In the records below, find the line that contains "Recreate this image" and the line that contains "from bokeh.resources import INLINE"; write out exactly those two lines and everything between them, without the pictures.

**The input:**
◇ ◇ ◇ ◇ ◇ ◇ ◇

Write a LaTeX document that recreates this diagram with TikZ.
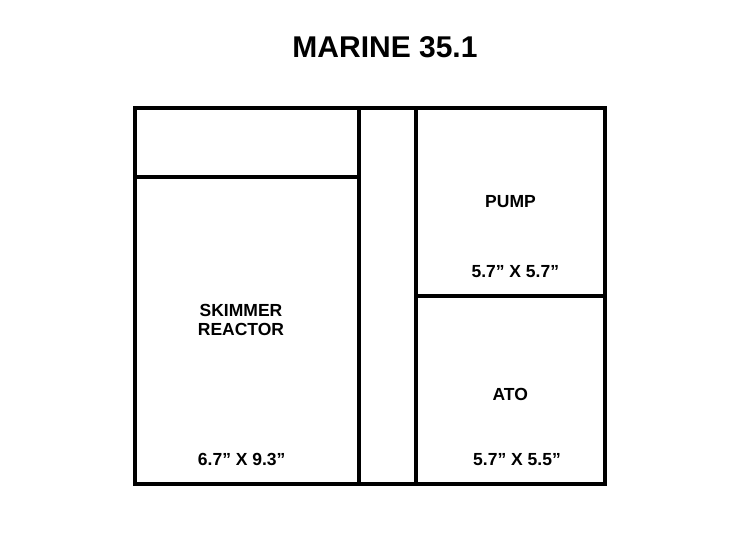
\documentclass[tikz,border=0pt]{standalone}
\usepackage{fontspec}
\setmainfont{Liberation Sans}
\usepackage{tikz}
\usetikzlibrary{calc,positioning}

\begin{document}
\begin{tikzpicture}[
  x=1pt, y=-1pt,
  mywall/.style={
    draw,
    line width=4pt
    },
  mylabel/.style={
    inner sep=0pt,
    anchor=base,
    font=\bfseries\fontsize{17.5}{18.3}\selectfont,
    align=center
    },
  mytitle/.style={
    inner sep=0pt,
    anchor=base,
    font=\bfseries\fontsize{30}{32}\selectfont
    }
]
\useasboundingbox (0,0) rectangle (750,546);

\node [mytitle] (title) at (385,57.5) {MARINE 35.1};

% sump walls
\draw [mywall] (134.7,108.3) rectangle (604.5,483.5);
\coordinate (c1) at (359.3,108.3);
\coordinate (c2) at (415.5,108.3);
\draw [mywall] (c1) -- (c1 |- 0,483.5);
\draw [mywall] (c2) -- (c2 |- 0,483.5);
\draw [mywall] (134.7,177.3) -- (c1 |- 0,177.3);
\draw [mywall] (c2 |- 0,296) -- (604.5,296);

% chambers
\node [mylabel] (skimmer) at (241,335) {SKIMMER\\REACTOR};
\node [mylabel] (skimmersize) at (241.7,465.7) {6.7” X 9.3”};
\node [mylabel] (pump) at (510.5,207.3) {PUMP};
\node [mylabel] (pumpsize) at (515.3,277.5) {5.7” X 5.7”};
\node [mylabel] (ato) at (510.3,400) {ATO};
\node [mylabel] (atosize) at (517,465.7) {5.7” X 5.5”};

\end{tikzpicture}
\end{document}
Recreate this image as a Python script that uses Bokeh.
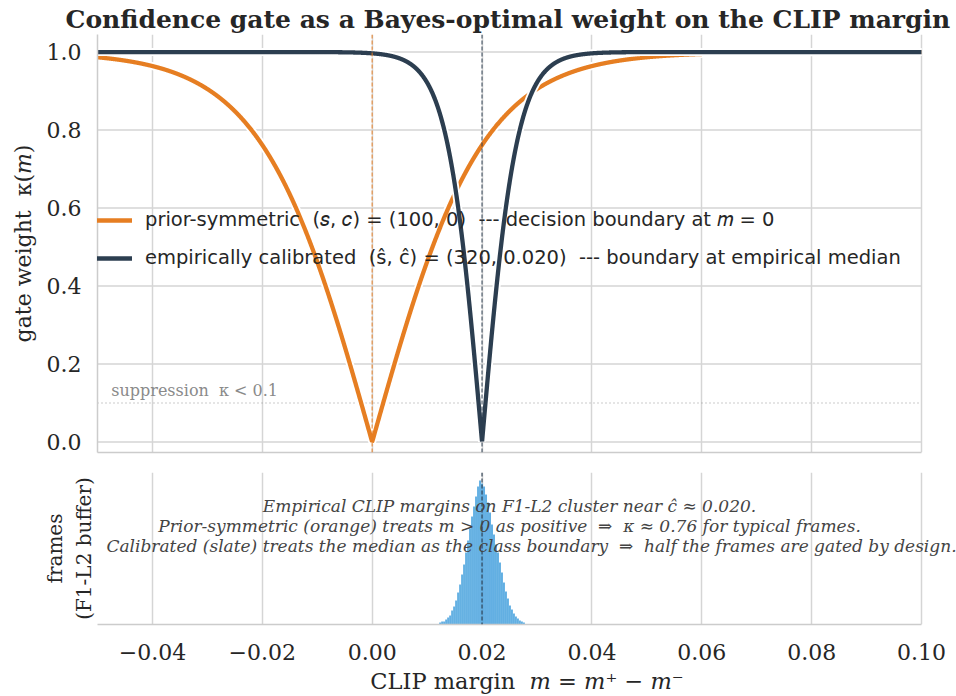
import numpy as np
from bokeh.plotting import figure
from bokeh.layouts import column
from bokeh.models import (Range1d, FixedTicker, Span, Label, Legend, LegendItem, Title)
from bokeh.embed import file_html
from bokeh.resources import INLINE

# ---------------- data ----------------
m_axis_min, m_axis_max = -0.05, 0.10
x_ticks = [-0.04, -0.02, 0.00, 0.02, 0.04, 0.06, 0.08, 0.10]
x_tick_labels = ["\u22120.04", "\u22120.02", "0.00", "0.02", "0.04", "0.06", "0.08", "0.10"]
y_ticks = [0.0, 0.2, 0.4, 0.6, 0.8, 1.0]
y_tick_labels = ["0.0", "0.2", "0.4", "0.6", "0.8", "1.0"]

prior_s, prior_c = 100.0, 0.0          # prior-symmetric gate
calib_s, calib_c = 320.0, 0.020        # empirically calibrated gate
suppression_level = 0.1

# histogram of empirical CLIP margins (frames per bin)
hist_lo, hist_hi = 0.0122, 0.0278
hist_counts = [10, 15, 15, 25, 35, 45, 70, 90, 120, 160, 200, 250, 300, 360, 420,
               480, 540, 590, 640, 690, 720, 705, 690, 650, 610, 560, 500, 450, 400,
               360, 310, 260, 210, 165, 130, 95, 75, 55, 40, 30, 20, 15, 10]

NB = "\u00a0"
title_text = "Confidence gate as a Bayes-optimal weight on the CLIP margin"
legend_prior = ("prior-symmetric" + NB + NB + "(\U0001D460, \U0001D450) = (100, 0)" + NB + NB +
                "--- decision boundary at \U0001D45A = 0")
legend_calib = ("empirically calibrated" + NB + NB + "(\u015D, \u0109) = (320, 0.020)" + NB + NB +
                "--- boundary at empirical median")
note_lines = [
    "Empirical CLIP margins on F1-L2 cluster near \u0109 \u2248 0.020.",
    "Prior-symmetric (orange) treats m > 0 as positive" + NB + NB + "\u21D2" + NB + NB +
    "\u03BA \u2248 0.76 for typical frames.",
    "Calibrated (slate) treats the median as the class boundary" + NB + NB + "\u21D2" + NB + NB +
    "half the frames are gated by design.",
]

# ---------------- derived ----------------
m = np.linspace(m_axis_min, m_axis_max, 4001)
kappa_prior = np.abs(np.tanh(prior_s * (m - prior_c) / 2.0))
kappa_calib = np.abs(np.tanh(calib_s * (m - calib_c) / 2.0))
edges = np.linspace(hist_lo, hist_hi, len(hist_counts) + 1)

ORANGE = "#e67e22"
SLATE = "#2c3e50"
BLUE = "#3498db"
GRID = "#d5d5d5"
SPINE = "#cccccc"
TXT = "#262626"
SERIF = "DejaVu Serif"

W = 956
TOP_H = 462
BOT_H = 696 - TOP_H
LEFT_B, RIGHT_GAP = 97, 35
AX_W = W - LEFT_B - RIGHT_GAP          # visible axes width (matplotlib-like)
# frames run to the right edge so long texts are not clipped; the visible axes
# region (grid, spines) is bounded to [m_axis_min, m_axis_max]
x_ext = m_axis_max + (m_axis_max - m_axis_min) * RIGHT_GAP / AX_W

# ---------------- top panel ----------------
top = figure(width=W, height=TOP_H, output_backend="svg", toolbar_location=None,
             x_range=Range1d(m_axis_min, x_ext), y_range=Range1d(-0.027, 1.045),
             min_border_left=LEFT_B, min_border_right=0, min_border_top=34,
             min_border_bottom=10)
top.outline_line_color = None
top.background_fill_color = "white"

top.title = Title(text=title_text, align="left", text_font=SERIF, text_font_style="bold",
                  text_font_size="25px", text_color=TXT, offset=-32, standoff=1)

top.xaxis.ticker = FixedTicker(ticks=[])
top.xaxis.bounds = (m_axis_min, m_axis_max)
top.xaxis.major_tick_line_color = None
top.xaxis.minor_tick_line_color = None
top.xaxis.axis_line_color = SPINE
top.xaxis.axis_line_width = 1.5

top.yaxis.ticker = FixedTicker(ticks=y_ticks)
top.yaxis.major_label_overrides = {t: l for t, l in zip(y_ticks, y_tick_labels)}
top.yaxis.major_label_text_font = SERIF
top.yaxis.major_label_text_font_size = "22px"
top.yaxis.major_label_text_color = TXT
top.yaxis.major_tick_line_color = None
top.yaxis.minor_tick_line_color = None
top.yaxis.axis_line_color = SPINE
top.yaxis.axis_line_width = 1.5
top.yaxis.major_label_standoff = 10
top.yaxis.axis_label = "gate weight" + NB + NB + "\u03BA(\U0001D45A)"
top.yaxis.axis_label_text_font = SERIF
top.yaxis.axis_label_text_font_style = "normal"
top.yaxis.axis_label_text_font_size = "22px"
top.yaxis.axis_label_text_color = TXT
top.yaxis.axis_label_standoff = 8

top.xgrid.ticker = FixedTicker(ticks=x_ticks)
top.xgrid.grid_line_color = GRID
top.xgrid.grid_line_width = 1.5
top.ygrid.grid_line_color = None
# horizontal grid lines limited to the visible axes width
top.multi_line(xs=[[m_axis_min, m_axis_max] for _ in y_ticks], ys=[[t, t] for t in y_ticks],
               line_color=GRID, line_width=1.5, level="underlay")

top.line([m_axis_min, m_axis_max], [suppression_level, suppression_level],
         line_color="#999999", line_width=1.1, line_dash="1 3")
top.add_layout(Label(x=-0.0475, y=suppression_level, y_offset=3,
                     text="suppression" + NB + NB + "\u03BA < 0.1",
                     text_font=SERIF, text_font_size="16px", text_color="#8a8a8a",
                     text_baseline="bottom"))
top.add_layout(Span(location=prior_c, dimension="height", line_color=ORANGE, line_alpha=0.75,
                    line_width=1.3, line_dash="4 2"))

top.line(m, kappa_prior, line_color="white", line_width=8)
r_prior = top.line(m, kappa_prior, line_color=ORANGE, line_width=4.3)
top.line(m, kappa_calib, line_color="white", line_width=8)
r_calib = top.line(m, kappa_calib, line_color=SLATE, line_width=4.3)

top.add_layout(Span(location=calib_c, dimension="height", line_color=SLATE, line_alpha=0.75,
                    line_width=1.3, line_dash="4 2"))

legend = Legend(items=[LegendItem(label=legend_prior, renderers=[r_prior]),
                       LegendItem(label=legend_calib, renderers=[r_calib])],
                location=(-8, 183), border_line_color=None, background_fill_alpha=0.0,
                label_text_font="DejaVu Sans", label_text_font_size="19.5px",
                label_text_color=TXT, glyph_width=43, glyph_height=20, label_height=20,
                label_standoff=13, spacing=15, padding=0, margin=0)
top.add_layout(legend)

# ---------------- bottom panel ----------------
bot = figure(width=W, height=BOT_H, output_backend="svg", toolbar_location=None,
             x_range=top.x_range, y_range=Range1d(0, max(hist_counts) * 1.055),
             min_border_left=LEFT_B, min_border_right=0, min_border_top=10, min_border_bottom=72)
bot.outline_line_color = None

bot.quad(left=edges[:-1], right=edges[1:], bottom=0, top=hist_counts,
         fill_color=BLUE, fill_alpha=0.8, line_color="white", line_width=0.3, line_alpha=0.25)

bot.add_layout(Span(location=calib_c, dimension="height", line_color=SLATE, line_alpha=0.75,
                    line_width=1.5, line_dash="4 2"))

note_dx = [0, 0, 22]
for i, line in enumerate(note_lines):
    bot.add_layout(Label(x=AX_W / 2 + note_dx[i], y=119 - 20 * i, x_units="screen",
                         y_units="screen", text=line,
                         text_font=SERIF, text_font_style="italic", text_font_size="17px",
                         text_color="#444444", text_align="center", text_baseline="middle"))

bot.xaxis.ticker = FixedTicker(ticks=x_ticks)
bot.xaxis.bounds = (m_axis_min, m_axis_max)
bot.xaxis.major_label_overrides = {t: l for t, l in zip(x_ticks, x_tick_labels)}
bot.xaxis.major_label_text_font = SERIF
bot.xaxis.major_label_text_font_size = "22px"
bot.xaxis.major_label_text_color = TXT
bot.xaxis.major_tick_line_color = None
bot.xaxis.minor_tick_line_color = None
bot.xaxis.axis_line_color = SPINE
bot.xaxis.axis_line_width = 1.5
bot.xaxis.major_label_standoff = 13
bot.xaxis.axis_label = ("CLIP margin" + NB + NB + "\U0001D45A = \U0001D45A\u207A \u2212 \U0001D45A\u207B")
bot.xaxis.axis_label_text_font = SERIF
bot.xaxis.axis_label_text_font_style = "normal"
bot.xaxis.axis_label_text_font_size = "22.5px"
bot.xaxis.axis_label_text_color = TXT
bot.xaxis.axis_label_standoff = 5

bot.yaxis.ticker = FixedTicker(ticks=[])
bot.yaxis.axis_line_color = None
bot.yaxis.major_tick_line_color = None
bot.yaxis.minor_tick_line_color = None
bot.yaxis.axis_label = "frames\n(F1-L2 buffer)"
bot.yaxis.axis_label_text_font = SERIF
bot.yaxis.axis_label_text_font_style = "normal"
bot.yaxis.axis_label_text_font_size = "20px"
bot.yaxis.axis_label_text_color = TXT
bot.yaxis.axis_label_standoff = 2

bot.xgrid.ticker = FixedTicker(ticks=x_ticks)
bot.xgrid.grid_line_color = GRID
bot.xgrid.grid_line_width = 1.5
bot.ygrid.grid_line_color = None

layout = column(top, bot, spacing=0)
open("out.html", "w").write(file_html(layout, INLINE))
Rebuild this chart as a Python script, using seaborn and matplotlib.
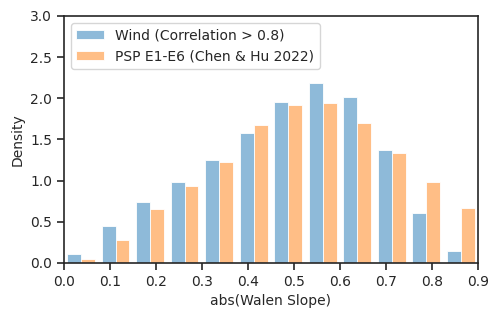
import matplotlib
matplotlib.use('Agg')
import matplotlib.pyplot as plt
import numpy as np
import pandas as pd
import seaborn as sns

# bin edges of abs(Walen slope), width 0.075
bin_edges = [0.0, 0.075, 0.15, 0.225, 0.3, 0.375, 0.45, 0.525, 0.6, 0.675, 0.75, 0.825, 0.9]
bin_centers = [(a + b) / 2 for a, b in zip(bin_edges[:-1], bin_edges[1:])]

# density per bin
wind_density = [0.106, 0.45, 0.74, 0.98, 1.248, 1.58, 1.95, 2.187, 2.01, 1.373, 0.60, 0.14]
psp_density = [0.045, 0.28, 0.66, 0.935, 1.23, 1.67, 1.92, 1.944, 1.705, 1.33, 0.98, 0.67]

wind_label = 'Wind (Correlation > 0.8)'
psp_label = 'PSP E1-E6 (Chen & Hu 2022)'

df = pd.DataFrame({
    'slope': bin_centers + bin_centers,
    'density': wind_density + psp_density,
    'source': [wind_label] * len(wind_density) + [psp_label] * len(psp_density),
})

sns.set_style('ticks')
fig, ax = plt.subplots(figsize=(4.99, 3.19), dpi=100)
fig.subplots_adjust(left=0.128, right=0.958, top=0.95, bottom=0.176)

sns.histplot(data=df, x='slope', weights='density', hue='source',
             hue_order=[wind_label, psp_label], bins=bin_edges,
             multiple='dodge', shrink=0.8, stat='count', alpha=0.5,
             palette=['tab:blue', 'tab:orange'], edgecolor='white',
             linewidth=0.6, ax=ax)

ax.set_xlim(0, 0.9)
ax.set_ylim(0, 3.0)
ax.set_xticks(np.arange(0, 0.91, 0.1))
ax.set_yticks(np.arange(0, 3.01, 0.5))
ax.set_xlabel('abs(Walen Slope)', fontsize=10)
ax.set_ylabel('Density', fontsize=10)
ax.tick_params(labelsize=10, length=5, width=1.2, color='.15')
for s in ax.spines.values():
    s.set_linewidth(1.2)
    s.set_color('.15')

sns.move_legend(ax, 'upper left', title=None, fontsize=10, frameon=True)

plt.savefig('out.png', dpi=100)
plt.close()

◇ ◇ ◇ ◇ ◇ ◇ ◇

**Solution for this exercise:**
Recreate this image as a Python script that uses Bokeh.
import numpy as np
from bokeh.plotting import figure
from bokeh.layouts import column
from bokeh.models import (Range1d, FixedTicker, Span, Label, Legend, LegendItem, Title)
from bokeh.embed import file_html
from bokeh.resources import INLINE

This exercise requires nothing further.